From his 2000 novella, Steve Martin writes, produces, and stars in Shopgirl, a bittersweet, but uninspiring look at modern relationships in the City of Angels. This atypical fairy-tale romance, a tender examination of love is illuminated by Claire Danes in the title role, but it proves too elemental despite an elegant production.
We learn of Danes's Mirabelle, from Vermont, living a lonely life in L.A. working at the unfrequented glove department at Saks Fifth Avenue by day. At night, she tries to fulfill an artist's dream. Her romantic expectations are diminishing, though a talk radio program steers her in the direction of male companionship.
Martin's screenplay with periodic voiceover narration has two disparate men coming into Mirabelle's halcyon life. Jeremy (Jason Schwartzman of Bewitched and I Heart Huckabees) is a peculiar guy with little ambition, carrying a bundle of tics on his personality. His look at the world around him is much different than Ray Porter (Martin), a computer executive who is middle-aged and divorced, but is successful and rather engaging. Are these two suitors really alike when all is said and done? Will one of them be capable of the same emotional output that Mirabelle looks to give?
There is detail to the smooth lensing by Peter Suschitzky as many scenes tap into the emotions, some of which are hidden beneath character facades. The process of finding a soulmate is somewhat intelligently, humorously observed. There is some mileage from anti-depressants and self-help tapes, as director Anand Tucker (Hilary and Jackie) nearly complicates it all viewing Martin's prose with a sweeping Jane Austen sensibility. As far as the subordinate characters, there is a flavorful, seductive turn by Bridgette Wilson-Sampras as Lisa, Mirabelle's jealous co-worker.

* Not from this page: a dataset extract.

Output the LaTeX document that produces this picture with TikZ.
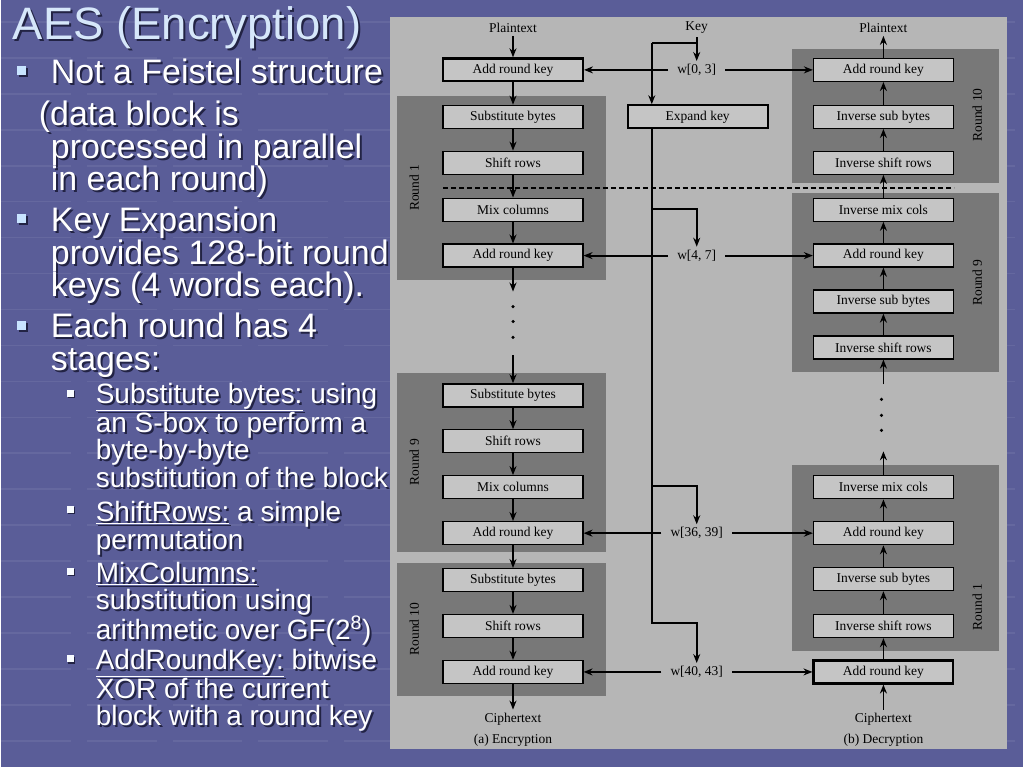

Martin gives his worldly guy an enigmatic melancholy and Schwartzman, whose Jeremy goes on the road with a rock band that mirrors his life, doesn't internalize the neuroses as far as they seem to go. Even Danes can be unsympathetic at times like Ray and Jeremy, but her luminescence opens up someone worth understanding, from her vulnerabilities to her strong, sexy ways. However, she can't expunge what tangles this trisected love story. Martin and Tucker try to be observant beyond the dialogue from what can change one's perceptions of another, but Shopgirl doesn't offer the kind of possibilities of reaching out and feeling loved that Lost In Translation did.